CRC32 Calculator

Calculate CRC32 checksums for text, hex data, or files. Verify data integrity with this fast online tool.

Drag & drop a file or click to select

Compare Checksums

What Is CRC32? A Complete Guide to Cyclic Redundancy Checks

CRC32 (Cyclic Redundancy Check 32-bit) is a widely used error-detection algorithm that produces a 32-bit checksum value from any input data. Originally developed for detecting errors in digital communication networks, CRC32 has become one of the most fundamental data integrity verification mechanisms in modern computing. The algorithm works by treating the input data as a large binary polynomial and dividing it by a fixed generator polynomial, with the remainder serving as the checksum.

How CRC32 Works

The CRC32 algorithm processes data byte by byte using a lookup table approach for efficiency. The standard CRC32 polynomial used is 0xEDB88320 (the reversed representation of the polynomial x³² + x²⁶ + x²³ + x²² + x¹⁶ + x¹² + x¹¹ + x¹⁰ + x⁸ + x⁷ + x⁵ + x⁴ + x² + x + 1). A 256-entry lookup table is precomputed, and then each byte of the input data is XORed with the current CRC value and used as an index into this table. This produces a 32-bit unsigned integer that serves as a fingerprint of the data.

Common Uses of CRC32

CRC32 is used extensively in everyday computing. ZIP and GZIP file formats use CRC32 to verify that compressed files have not been corrupted during storage or transfer. The PNG image format includes CRC32 checksums for each data chunk. Ethernet frames include a CRC32 Frame Check Sequence (FCS) to detect transmission errors. Many network protocols such as MPEG-2, SATA, USB, and Bluetooth rely on CRC32 for error detection. Database systems use CRC32 for quick data consistency checks, and version control systems employ it for object identification.

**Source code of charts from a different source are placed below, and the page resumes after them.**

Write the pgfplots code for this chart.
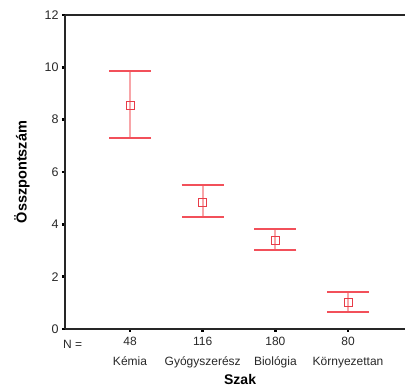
\documentclass[border=0pt]{standalone}
\usepackage{pgfplots}
\pgfplotsset{compat=1.18}
\usepackage{fontspec}
\setmainfont{Liberation Sans}
\usetikzlibrary{calc}
\definecolor{capred}{RGB}{242,80,90}
\definecolor{mkred}{RGB}{232,60,72}
\definecolor{whisk}{RGB}{248,165,168}
\definecolor{txt}{RGB}{40,40,40}
\begin{document}
\begin{tikzpicture}
\begin{axis}[name=ax,
  scale only axis, width=340pt, height=314pt,
  xmin=0.1055, xmax=4.784, ymin=0, ymax=12,
  axis x line=box, axis y line=left,
  axis line style={line width=1.5pt, black!85, -},
  xtick={1,2,3,4}, xtick pos=bottom,
  xticklabels={48\\Kémia,116\\Gyógyszerész,180\\Biológia,80\\Környezettan},
  xticklabel style={align=center, font=\fontsize{12}{20}\selectfont, text=txt, yshift=-1.5pt},
  ytick={0,2,4,6,8,10,12}, ytick pos=left,
  yticklabel style={font=\fontsize{12.5}{14}\selectfont, text=txt},
  tick align=outside, major tick length=3pt,
  tick style={black, line width=2.5pt},
  /pgf/number format/assume math mode=true,
  xlabel={\textbf{Szak}}, ylabel={\textbf{Összpontszám}},
  xlabel style={font=\fontsize{14}{14}\selectfont, at={(ticklabel cs:0.515)}, anchor=north, yshift=0.5pt},
  ylabel style={font=\fontsize{14.5}{14}\selectfont, yshift=8pt},
  clip=false,
]
\addplot[only marks, mark=square, mark size=4pt, mkred, line width=0.9pt,
  error bars/.cd, y dir=both, y explicit,
  error bar style={whisk, line width=2.2pt},
  error mark options={rotate=90, mark size=21pt, capred, line width=1.3pt}]
coordinates {
 (1,8.56) += (0,1.30) -= (0,1.26)
 (2,4.85) += (0,0.65) -= (0,0.57)
 (3,3.40) += (0,0.42) -= (0,0.38)
 (4,1.03) += (0,0.38) -= (0,0.38)
};
\addplot[only marks, mark=square, mark size=4pt, mkred, line width=0.9pt]
coordinates {(1,8.56) (2,4.85) (3,3.40) (4,1.03)};
\node[anchor=north west, font=\fontsize{12}{14}\selectfont, text=txt, inner sep=0pt] at ($(rel axis cs:0,0)+(-2pt,-11pt)$) {N =};
\end{axis}
\pgfresetboundingbox
\path ($(ax.south west)+(-65pt,-58pt)$) rectangle ($(ax.north east)+(0pt,15pt)$);
\end{tikzpicture}
\end{document}
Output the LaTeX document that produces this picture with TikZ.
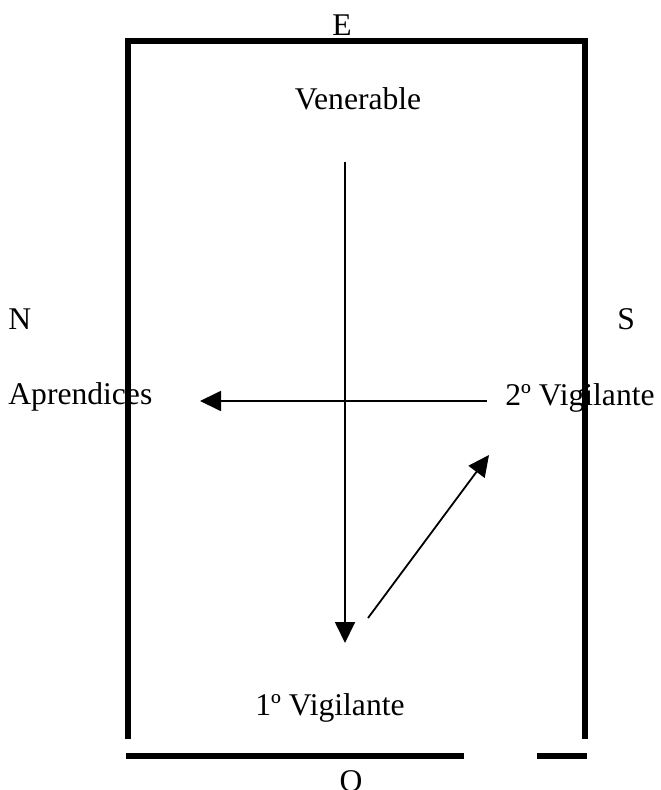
\documentclass[tikz,border=0pt]{standalone}
\usepackage{fontspec}
\setmainfont{Liberation Serif}
\usetikzlibrary{arrows.meta}
\begin{document}
\begin{tikzpicture}[x=0.5pt,y=-0.5pt,
  wall/.style={line width=2.6pt,line join=miter},
  flow/.style={line width=0.9pt,-{Triangle[length=10.5pt,width=10pt]}},
  lbl/.style={inner sep=0pt,font=\fontsize{15.8pt}{18pt}\selectfont}]
\useasboundingbox (0,0) rectangle (660,790);
% walls
\draw[wall] (128,739) -- (128,41) -- (585,41) -- (585,739);
\draw[wall] (126,756) -- (464,756);
\draw[wall] (537,756) -- (587,756);
% labels
\node[lbl,anchor=base] (e) at (342,36) {E};
\node[lbl,anchor=base] (ven) at (358,110) {Venerable};
\node[lbl,anchor=base west] (n) at (8,329) {N};
\node[lbl,anchor=base west] (s) at (617,329) {S};
\node[lbl,anchor=base west] (apr) at (8,404) {Aprendices};
\node[lbl,anchor=base west] (vig2) at (505,405) {2º Vigilante};
\node[lbl,anchor=base west] (vig1) at (255,715) {1º Vigilante};
\node[lbl,anchor=base] (o) at (351,791) {O};
% connector end points
\coordinate (venOut) at (345,162);
\coordinate (vig1In) at (345,643);
\coordinate (vig1Out) at (368,618);
\coordinate (vig2In) at (489,455);
\coordinate (vig2Out) at (487,401);
\coordinate (aprIn) at (200,401);
\draw[flow] (venOut) -- (vig1In);
\draw[flow] (vig1Out) -- (vig2In);
\draw[flow] (vig2Out) -- (aprIn);
\end{tikzpicture}
\end{document}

CRC32 vs Cryptographic Hashes

It is important to understand that CRC32 is NOT a cryptographic hash function. Unlike SHA-256 or MD5, CRC32 was designed purely for error detection, not security. CRC32 has only 32 bits of output (4 billion possible values), making collisions relatively easy to find. An attacker can easily craft different inputs that produce the same CRC32 value. For security-sensitive applications like password hashing, digital signatures, or tamper detection, always use proper cryptographic hash functions instead. CRC32 excels at detecting accidental data corruption but offers no protection against deliberate modification.

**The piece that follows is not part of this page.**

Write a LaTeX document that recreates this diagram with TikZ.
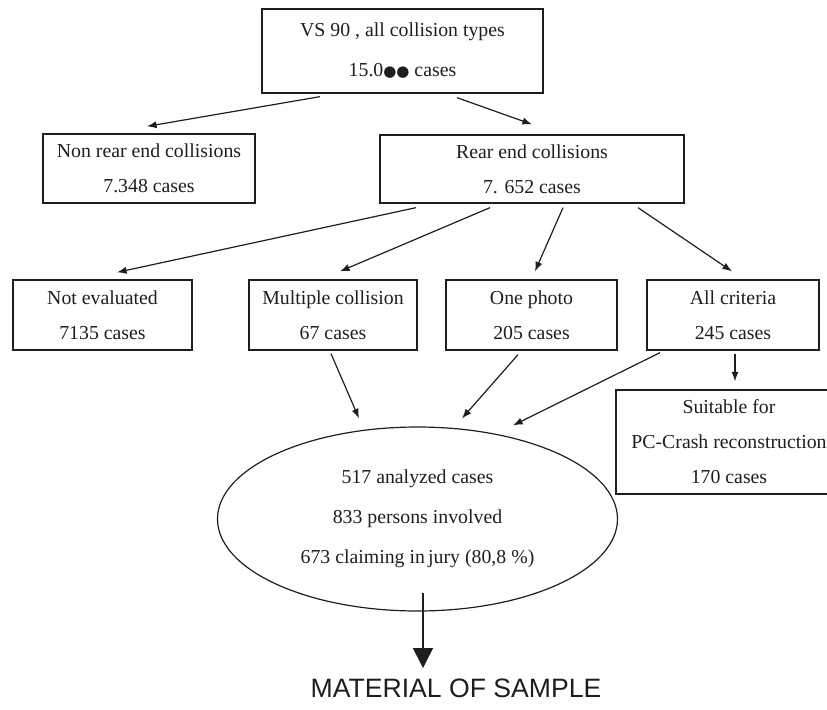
\documentclass[tikz,border=0pt]{standalone}
\usepackage{fontspec}
\setmainfont{Liberation Serif}
\newfontfamily\capfont{Liberation Sans}
\newfontfamily\blobfont{DejaVu Sans}
\usetikzlibrary{arrows.meta,calc,shapes.geometric}
\definecolor{ink}{HTML}{1E1E1E}
\tikzset{
  box/.style={draw=ink,line width=0.65pt,inner sep=0pt,align=center,text=ink,font=\fontsize{9.9}{17.5}\selectfont},
  widebox/.style={box,font=\fontsize{9.9}{20}\selectfont},
  oval/.style={ellipse,draw=ink,line width=0.6pt,inner sep=0pt,minimum width=200pt,minimum height=92pt,align=center,text=ink,font=\fontsize{9.9}{20}\selectfont},
  arrow/.style={-{Latex[length=4.8pt,width=3.6pt]},draw=ink,line width=0.6pt},
  bigarrow/.style={-{Triangle[length=10pt,width=10pt]},draw=ink,fill=ink,line width=0.7pt},
  caption/.style={text=ink,font=\capfont\fontsize{13.3}{15}\selectfont,inner sep=0pt,anchor=base}
}

\begin{document}
\begin{tikzpicture}[x=0.5pt,y=-0.5pt]
  \path[use as bounding box] (0,0) rectangle (827,709);

  % All collisions and the first split.
  \node[widebox,minimum width=140.5pt,minimum height=42pt] (vs) at (402.5,51)
    {VS 90 , all collision types\\15.0{\blobfont\fontsize{7.5}{8}\selectfont ●●} cases};
  \node[box,minimum width=106pt,minimum height=34.5pt] (nonrear) at (149,168.5)
    {Non rear end collisions\\7.348 cases};
  \node[box,minimum width=152pt,minimum height=34pt] (rear) at (532,169)
    {Rear end collisions\\7. 652 cases};
  \draw[arrow] ([shift={(-82.5,3)}]vs.south) -- ([shift={(-2,-7)}]nonrear.north);
  \draw[arrow] ([shift={(54.5,4)}]vs.south) -- ([shift={(0,-10)}]rear.north);

  % Rear end collisions by criteria.
  \node[box,minimum width=89.5pt,minimum height=35pt] (noteval) at (102.5,315)
    {Not evaluated\\7135 cases};
  \node[box,minimum width=84pt,minimum height=35pt] (multiple) at (333,315)
    {Multiple collision\\67 cases};
  \node[box,minimum width=85.5pt,minimum height=35pt] (photo) at (531.5,315)
    {One photo\\205 cases};
  \node[box,minimum width=86pt,minimum height=35pt] (allcrit) at (733,315)
    {All criteria\\245 cases};
  \draw[arrow] ([shift={(-116,4)}]rear.south) -- ([shift={(14.5,-7)}]noteval.north);
  \draw[arrow] ([shift={(-42,4)}]rear.south) -- ([shift={(7,-8)}]multiple.north);
  \draw[arrow] ([shift={(31,4)}]rear.south) -- ([shift={(3.5,-8)}]photo.north);
  \draw[arrow] ([shift={(106,4)}]rear.south) -- ([shift={(-1,-8)}]allcrit.north);

  % Sample and reconstruction subset.
  \node[box,minimum width=113pt,minimum height=52pt] (suitable) at (729,442)
    {Suitable for\\PC-Crash reconstruction\\170 cases};
  \draw[arrow] ([shift={(2,3)}]allcrit.south) -- ([shift={(6,-8)}]suitable.north);

  \node[oval] (sample) at (417.5,519)
    {517 analyzed cases\\833 persons involved\\673 claiming in\,jury (80,8 \%)};
  \draw[arrow] ([shift={(-2,3)}]multiple.south) -- ([shift={(-58.5,-8)}]sample.north);
  \draw[arrow] ([shift={(-13.5,4)}]photo.south) -- ([shift={(44.5,-8)}]sample.north);
  \draw[arrow] ([shift={(-73,2)}]allcrit.south) -- ([shift={(95.5,-1)}]sample.north);

  \node[caption] (material) at (456,697) {MATERIAL OF SAMPLE};
  \draw[bigarrow] ([shift={(5.5,74)}]sample.center) -- ([shift={(-33,-10)}]material.north);
\end{tikzpicture}
\end{document}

Performance Characteristics

One of CRC32's greatest strengths is its speed. The table-lookup implementation processes data at extremely high throughput, often reaching several gigabytes per second on modern hardware. Many modern CPUs include dedicated CRC32 instructions (like Intel SSE4.2's CRC32C) that can compute checksums even faster. This makes CRC32 ideal for scenarios where large volumes of data need integrity verification with minimal performance impact, such as real-time network packet validation or high-throughput storage systems.

Verifying File Integrity

When downloading files from the internet, many websites provide CRC32 checksums alongside the download links. After downloading a file, you can calculate its CRC32 checksum and compare it with the published value. If both checksums match, you can be confident that the file was downloaded correctly without any corruption. This is especially important for large files like software installers, disk images, or firmware updates where even a single bit error could cause problems. Our tool above supports file drag-and-drop for quick verification, and the compare feature lets you easily check if two checksums match.

CRC32 Variants

Several variants of CRC32 exist, each using a different generator polynomial. The most common is CRC32 (also called CRC-32/ISO-HDLC), which uses the polynomial 0x04C11DB7 and is the standard used in Ethernet, ZIP, and PNG. CRC-32C (Castagnoli) uses polynomial 0x1EDC6F41 and is used in iSCSI, SCTP, and Intel's hardware CRC instruction. CRC-32K (Koopman) uses polynomial 0x741B8CD7 and offers better error detection for certain data lengths. This tool implements the standard CRC32/ISO-HDLC variant, which is the most widely used and recognized version.